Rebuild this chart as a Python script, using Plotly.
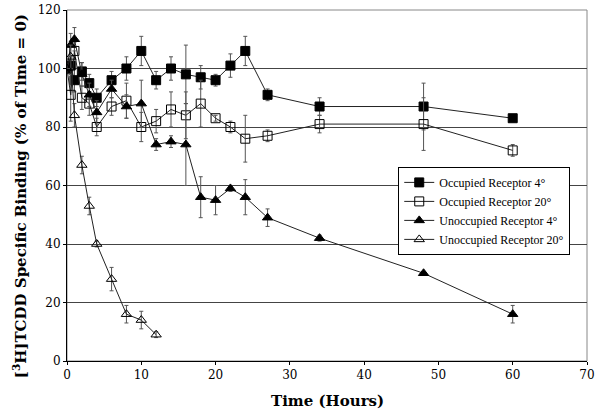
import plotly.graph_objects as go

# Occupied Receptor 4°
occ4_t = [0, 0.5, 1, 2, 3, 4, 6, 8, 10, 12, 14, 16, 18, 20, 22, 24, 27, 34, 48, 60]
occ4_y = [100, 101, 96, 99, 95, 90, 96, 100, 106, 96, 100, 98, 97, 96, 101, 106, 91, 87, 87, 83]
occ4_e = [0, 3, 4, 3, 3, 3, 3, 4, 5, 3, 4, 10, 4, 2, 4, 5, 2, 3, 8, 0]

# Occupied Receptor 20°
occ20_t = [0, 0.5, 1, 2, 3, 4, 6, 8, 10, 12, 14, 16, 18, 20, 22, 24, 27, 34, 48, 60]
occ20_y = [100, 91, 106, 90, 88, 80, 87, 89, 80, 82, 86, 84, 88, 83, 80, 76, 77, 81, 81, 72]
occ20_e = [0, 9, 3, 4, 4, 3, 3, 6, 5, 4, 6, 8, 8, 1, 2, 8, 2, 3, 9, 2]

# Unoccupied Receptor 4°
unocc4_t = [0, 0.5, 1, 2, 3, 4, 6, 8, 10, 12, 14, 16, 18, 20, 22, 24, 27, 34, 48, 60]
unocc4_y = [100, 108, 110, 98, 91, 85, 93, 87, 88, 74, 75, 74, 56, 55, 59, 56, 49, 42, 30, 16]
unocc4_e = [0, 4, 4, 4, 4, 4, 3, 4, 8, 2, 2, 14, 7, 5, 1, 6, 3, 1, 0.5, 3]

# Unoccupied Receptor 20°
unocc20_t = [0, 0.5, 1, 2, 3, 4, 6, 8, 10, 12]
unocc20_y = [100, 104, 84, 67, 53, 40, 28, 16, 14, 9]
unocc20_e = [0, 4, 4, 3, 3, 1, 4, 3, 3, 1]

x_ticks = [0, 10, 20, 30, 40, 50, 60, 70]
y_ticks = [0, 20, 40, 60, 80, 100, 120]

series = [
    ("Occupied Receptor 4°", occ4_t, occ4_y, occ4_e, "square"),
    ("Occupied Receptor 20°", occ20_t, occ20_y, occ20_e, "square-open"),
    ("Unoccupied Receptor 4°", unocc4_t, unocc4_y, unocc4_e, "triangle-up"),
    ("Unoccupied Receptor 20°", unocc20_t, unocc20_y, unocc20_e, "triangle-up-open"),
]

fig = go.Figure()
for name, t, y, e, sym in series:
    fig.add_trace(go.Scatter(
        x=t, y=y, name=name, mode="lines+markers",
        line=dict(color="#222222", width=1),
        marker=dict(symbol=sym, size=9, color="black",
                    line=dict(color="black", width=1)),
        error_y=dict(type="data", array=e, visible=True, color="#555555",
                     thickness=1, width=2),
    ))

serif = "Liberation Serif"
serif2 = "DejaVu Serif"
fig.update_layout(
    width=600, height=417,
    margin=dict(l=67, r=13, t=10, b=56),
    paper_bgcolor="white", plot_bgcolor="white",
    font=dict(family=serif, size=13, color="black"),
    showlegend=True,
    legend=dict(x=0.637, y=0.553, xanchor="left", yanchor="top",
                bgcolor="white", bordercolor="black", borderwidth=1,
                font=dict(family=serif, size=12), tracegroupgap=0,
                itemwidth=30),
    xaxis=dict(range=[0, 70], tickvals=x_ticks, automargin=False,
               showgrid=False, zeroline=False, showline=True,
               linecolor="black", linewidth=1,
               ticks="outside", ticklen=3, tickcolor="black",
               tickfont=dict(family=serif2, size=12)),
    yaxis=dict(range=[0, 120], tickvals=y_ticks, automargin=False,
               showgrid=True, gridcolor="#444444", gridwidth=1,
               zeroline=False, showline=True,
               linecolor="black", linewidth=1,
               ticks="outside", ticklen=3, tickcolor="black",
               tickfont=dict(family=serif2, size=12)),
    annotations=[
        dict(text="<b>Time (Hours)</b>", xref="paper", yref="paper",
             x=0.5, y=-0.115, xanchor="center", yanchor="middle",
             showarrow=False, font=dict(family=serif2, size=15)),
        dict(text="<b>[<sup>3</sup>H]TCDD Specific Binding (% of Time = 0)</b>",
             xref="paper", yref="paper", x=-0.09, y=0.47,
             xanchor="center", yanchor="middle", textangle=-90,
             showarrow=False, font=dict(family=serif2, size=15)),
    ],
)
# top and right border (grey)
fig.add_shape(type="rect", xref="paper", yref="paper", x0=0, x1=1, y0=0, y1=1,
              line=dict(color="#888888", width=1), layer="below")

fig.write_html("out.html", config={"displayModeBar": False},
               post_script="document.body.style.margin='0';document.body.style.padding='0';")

········

◆ **Stated task**: The lines from the top of the data above through the one holding "import plotly.graph_objects as go" are to be repeated exactly, and only those, with no pictures.

◆ **Written answer**:
Rebuild this chart as a Python script, using Plotly.
import plotly.graph_objects as go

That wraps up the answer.